Return a copy of every line in the records that includes the word "this".
* * *
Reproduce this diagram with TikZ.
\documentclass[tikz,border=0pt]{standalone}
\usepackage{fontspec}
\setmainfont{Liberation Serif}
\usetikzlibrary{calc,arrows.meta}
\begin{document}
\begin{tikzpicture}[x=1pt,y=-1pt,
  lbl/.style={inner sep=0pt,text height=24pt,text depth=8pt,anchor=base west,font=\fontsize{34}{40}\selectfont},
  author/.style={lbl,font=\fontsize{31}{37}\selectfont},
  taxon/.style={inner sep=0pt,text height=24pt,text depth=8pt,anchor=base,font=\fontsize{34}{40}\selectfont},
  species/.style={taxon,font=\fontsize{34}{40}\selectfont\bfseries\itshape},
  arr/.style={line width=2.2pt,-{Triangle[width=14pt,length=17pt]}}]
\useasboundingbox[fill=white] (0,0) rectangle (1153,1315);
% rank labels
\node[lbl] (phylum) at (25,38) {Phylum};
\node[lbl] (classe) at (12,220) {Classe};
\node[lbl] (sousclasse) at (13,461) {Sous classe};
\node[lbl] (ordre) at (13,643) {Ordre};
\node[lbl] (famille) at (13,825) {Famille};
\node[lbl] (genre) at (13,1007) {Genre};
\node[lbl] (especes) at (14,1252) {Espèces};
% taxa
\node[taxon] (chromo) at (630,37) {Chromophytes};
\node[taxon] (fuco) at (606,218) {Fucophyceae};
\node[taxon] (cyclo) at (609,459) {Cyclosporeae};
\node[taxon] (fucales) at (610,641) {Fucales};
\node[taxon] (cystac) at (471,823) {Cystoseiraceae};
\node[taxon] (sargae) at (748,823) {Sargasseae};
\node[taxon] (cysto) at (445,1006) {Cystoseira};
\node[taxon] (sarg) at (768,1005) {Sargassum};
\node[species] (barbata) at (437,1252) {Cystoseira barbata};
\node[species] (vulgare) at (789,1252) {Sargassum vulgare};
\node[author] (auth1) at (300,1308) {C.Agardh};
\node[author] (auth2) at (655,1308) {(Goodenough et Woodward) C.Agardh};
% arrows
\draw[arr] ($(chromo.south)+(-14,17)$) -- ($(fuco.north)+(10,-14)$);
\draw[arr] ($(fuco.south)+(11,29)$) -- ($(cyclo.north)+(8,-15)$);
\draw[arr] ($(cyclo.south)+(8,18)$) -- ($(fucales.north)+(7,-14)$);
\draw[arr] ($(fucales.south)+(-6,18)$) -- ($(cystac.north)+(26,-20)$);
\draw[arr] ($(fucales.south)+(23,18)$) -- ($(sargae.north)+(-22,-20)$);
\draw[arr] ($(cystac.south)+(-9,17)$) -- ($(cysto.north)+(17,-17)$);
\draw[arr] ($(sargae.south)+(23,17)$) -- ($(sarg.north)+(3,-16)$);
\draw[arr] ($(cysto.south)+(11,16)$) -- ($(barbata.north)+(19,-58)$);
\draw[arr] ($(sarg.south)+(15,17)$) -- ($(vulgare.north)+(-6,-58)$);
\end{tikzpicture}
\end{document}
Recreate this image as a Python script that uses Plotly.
* * *
▶ [Correct result]:
Reproduce this diagram with TikZ.
Recreate this image as a Python script that uses Plotly.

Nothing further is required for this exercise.